L’adolescente deve avvertire la presenza e l’interesse costanti dei suoi genitori, ma nel contempo non deve sentirsene soffocato.

Come esprimere la preoccupazione genitoriale?

Fare domande al ragazzo su cosa ne pensa di determinate situazioni a rischio è senz’altro un buon modo per cominciare a creare un canale di comunicazione su questi argomenti. 

Un buon “gancio” può arrivare, ad esempio, dal commento che si può costruire insieme su fatti di cronaca.

Piuttosto che esprimersi con frasi del tipo 

«Hai visto cosa è successo con quei ragazzi a Milano? Sono scioccata!»

può essere preferibile mantenere un tono più neutro, e magari avanzare il discorso domandando direttamente a lui/lei

«Hai visto cosa è successo con quei ragazzi a Milano? Tu che ne pensi? Come la vedi?

Un approccio di questo tipo produce due vantaggi:

  • non fa sentire inchiodato il ragazzo, che magari anche solo in parte si identifica con i protagonisti del fatto di cronaca ma sente forte e chiaro che un simile comportamento potrebbe motivo di preoccupazione e di critica nei suoi confronti («se mia madre/mio padre si sono scioccati a sentire questa storia con delle persone esterne, figurati se scoprissero che anch’io…!»);
  • pone il ragazzo nella posizione di essere ascoltato, o per meglio dire, di sentire che la sua opinione ha un senso profondo per i genitori.

È come se il messaggio indiretto in questo tipo di comunicazione sia

«Ti trattiamo come un esperto: non ci preoccupiamo prima di conoscere per bene le cose, e chiediamo a te di spiegarcele.

Più che trasmettere preoccupazione in senso stretto, un atteggiamento di questo tipo denota, agli occhi del ragazzo, interesse e curiosità non morbosa.

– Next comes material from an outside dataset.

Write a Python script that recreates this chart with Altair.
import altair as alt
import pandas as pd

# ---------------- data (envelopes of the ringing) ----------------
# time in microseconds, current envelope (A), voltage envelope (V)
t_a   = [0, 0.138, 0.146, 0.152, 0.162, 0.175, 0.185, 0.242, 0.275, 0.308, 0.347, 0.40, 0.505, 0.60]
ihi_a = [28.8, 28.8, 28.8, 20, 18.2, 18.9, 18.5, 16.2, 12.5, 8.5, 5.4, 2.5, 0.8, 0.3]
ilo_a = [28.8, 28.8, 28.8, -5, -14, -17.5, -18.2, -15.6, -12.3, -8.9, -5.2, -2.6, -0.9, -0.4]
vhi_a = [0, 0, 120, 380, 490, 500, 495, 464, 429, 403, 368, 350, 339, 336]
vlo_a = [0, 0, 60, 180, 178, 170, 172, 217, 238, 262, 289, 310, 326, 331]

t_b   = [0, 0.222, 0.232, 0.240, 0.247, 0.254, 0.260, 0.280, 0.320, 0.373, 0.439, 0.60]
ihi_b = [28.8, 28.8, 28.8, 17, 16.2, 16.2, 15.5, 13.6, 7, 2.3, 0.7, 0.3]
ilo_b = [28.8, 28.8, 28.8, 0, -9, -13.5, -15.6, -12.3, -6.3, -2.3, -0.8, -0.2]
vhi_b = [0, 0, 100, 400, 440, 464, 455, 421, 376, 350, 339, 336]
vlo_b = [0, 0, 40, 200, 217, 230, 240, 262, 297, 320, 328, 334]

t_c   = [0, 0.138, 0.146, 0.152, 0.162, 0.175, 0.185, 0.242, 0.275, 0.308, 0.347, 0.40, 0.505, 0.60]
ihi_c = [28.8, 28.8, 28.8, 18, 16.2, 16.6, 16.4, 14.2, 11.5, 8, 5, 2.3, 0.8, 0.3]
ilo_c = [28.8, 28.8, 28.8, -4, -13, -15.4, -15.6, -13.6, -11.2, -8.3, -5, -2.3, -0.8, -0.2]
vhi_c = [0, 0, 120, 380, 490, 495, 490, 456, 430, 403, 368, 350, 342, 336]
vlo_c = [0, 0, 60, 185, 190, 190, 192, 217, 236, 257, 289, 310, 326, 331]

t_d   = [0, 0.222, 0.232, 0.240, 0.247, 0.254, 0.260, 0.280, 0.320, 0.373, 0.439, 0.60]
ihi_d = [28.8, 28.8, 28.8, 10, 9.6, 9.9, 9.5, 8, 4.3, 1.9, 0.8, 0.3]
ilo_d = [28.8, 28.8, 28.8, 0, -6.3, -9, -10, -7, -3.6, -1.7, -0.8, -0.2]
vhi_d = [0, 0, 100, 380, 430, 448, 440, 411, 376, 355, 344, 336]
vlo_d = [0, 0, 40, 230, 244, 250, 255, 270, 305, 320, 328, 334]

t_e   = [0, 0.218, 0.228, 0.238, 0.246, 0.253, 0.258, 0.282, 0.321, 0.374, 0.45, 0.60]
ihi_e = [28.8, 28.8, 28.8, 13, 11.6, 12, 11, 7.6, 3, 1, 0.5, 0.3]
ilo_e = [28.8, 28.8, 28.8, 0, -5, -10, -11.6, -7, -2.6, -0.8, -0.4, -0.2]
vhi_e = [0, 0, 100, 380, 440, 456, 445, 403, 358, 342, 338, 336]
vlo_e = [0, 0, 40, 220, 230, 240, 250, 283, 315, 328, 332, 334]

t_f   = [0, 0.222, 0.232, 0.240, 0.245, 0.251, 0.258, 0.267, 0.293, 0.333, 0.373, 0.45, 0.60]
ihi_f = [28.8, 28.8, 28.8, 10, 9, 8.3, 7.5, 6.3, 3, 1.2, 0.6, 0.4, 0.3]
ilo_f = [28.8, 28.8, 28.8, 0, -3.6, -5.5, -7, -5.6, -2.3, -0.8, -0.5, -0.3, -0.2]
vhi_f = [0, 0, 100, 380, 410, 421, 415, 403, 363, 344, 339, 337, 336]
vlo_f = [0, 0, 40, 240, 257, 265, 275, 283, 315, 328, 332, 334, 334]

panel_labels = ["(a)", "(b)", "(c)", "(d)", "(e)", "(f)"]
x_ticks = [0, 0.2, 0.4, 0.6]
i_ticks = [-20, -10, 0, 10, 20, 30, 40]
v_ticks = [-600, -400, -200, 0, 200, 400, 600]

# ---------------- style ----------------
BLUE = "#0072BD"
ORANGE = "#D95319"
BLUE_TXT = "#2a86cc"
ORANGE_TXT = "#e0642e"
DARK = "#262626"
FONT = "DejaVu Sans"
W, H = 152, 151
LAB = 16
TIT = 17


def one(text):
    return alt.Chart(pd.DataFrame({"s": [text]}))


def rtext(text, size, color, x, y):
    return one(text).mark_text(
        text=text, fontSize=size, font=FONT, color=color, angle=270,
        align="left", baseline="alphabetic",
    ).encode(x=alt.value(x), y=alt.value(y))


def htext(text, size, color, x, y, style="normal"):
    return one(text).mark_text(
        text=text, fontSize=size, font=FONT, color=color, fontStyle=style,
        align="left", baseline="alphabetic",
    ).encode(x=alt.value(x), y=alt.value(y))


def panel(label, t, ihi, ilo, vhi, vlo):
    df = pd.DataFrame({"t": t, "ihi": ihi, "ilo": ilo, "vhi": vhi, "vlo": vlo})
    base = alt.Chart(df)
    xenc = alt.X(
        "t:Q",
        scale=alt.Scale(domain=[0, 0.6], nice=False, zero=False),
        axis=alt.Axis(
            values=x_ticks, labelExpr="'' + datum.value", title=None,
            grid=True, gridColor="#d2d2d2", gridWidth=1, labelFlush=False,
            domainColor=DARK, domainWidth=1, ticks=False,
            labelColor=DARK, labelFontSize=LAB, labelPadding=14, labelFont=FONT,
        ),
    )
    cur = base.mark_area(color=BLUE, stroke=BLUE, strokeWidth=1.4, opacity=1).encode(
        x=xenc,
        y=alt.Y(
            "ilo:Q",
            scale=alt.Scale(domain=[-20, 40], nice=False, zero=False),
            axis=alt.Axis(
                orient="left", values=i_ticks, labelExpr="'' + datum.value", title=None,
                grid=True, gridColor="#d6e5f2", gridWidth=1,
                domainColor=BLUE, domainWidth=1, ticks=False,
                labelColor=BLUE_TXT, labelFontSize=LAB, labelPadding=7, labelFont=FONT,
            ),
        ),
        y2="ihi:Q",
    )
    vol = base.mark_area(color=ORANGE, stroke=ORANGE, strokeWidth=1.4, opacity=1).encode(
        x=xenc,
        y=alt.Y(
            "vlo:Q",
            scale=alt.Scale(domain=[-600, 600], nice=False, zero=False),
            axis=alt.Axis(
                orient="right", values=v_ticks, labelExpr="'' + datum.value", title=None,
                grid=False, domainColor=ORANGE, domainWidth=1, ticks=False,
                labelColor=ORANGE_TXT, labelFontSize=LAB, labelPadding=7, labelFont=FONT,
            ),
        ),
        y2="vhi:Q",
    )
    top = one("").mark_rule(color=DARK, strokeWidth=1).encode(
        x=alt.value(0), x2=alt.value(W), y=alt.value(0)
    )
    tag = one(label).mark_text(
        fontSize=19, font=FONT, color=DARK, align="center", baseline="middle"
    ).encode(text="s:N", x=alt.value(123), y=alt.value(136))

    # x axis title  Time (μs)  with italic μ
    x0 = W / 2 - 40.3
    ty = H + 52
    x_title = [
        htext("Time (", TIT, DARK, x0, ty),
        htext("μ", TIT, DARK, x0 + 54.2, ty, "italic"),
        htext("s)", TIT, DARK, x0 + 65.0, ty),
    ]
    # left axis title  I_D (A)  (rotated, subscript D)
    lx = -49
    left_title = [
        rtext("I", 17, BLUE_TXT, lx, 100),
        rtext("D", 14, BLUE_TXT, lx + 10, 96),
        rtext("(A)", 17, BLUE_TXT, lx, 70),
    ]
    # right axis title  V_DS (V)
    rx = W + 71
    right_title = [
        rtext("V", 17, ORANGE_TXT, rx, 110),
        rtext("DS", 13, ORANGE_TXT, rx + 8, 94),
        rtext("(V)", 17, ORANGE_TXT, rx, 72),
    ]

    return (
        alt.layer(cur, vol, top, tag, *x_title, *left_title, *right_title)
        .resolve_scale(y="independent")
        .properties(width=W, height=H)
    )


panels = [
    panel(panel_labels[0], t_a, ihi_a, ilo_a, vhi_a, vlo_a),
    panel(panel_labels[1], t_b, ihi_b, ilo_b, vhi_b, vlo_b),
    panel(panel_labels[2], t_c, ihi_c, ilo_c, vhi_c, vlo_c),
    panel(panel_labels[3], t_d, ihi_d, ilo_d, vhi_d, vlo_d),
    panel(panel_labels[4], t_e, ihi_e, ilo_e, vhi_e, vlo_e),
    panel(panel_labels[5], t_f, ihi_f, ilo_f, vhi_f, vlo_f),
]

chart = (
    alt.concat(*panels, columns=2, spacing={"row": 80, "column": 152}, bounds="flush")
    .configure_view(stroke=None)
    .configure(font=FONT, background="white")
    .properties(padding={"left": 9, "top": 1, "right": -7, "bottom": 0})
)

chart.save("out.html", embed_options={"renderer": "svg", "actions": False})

A partire dalle sue risposte (non quindi dalle considerazioni preventive dei genitori) è possibile allacciare un dialogo su questioni “calde”, che permettano al ragazzo di sentirsi al centro di un confronto, piuttosto che di un rimprovero

In generale, per fare un esempio, l’adolescenza è una stagione della vita nella quale la percezione del rischio può essere facilmente distorta

Una reazione genitoriale a questa evidenza può essere quella di “imporre”, anche senza volerlo, una visione del mondo più ponderata.

Nulla di sbagliato in tutto questo, se non il fatto che il ragazzo può sentire questa trasmissione di informazioni come un’imposizione (e quindi, subire il… fascino della ribellione).

Al contrario, dialogare sulle ragioni di uno stile di comportamento “sano” è un’operazione che può ammorbidire la sua posizione difensiva, sempre pronta a scattare.

Molti ragazzi si divincolano dai tentativi di confronto con i propri genitori.

Occorre, in tal senso, grande pazienza per tollerare le potenziali prime risposte di rifiuto.

Una “cauta insistenza”, diluita nei giorni e nelle settimane, può fare breccia nella resistenza del ragazzo, facendogli percepire che il suo punto di vista è importante.